Food & Drinks

When your ‘fine’ whisky is tainted

News Cafe at Adlife Plaza. PHOTO | DIANA NGILA
News Cafe at Adlife Plaza. PHOTO | DIANA NGILA 

Newscafe, Adlife is a decent place and they have nice salads and memorable burgers.

If you sit at the terrace in the evening when it’s not too cold, you will have a view of Ring Road traffic and the razzmatazz that comes with that.

It’s not a place I would go for a drink on a normal day because, well, the age group is on the younger side and their trousers and hairstyles make me insecure.

The few times I have gone there it’s because someone requested to meet there, as it happened not too long ago when I was meeting a gentleman from Moet Hennessy.

The drink — Glenmorangie — wasn’t on the menu, but the waiter said it was in the bar, so he went off to fetch it.

When he came back, the gentleman looked at the drink on the tray and said, “that’s not my drink, I can tell from the colour.”

Then he took it off the tray and run it under his nose.

“Nope,” he said, “that’s not my drink.”

The waiter insisted that it was, the barman poured it himself, he saw.

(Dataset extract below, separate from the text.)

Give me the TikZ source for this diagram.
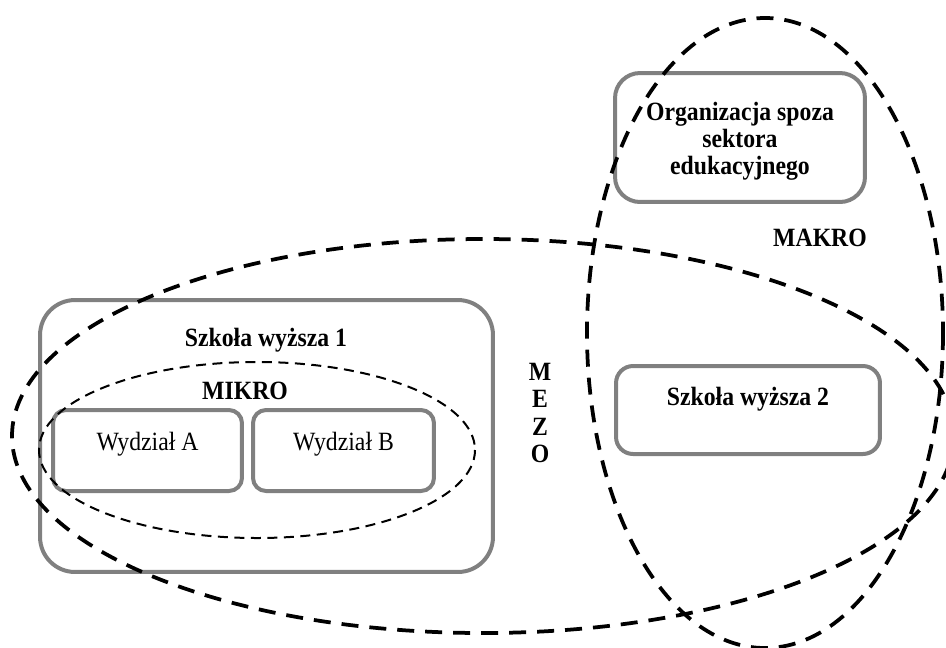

So they left to go to the bar to confirm. Ten minutes later, he was back.

“Yup, the bottle is ours but the drink wasn’t. He said. And what does that mean?

“It means someone put a different whisky in our bottle. Happens a lot in certain bars around the city.”

I was shocked. It made sense, though. There was a time I had gone to this bar and had a bourbon, a common one, and I remember feeling like death the next morning yet I had only consumed a double.

That’s the thing; you can’t be sure what you are drinking anymore, unless you absolutely know how it tastes like.